May Day is traditionally Labor Day in Europe, but when I was growing up, I knew nothing of this. May Day meant picking some flowers from the yard, placing them in a construction paper cone, and leaving them on the front doorsteps of neighbors. It meant a performance in school for our parents, where each class did a different dance. Always floral and happy, May Day was also the day my parents married, at the chapel of Fort Lawton in Seattle, in 1943.
My dad was in the army, stationed at the time at Fort Lewis. As a major, he was entitled to use the small white wooden chapel. My mom flew up from her home in Los Angeles; only a few fellow officers, friends of my dad, and their wives, were present for the intimate ceremony.
It was the beginning of a love affair that lasted 60 years, until my mom passed away in 2002 at age 87. My dad, completely bereft at the loss of his true soul mate, followed her in death in 2004, at age 90. The way they related to each other taught me what mutual dependence of the best kind could be.
My shy and sweet mother, the consistent optimist, never raised her voice. When one of her children--i.e. ME--got insolent and demanding, which I could do with great success since she was so kindly and pliable, the worst she could muster was an exasperated, "some day, you'll see! You'll have children of your own!"
My father, also gentle, could sometimes be driven to the edge, however. At that point he'd explode, raising his voice (never raising his hand), and would scold us and send us to our rooms. But we knew that withing five minutes, he'd be back, softly knocking on the door in contrition, apologizing for his outburst, forgiving us and welcoming us out to freedom.
He spent his 35-year post-military work career as a public servant, the Veterans Employment Representative at the California state unemployment office's Hollywood branch. He sat at a desk in an open room, interviewing veterans and making calls to find them jobs. He also enjoyed brushes with movie stars he'd recruit to speak at annual luncheons he organized to drum up public support. Charlton Heston was a regular volunteer, happy to address the group, represent vets in the community and shake their hands at the luncheon affairs.

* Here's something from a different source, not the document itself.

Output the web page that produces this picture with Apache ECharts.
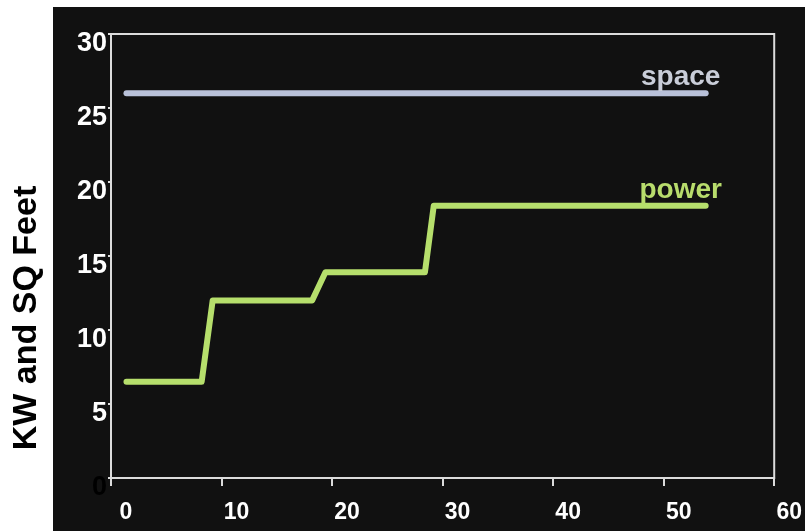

My mom was mainly a housewife, until the property taxes on our home escalated to where she had to take a job as a secretary. She'd honed those skills during the war working at Douglas Aircraft, and in their married decade before children came along. It pained my dad that his modest salary couldn't keep up with the taxes and forced his wife to work. Finally, in the days just before California's famous Proposition 13 was passed, the taxes surpassed even my mother's income, and they were forced to reluctantly sell the home of my childhood.
They never complained, but moved to a boxy little house in a lesser neighborhood. After my dad's retirement, they spent no time apart, traveling some and enjoying their grandchildren. They took pleasure in daily highlights--lunch at a chain coffee shop, watching old movies, but mostly each others' company. That's where I learned that a spouse is your best friend.
Anniversaries, if you listen to advertisements, are occasions to buy jewelry, go on a trip, have an expensive dinner out. Not for my parents. My dad would make my mom a card on construction paper with markers, writing a cheesy poem saying she's the love of his life; he called her "Poogie." My mom, a bit less artsy, would buy him a card and write a sentimental message; she called him "Paddy." That was it. They really didn't need documentation of their affection--no gems or bouquets.
The flower gifts on May Day were tucked in paper cones and dropped on neighbors' doorsteps.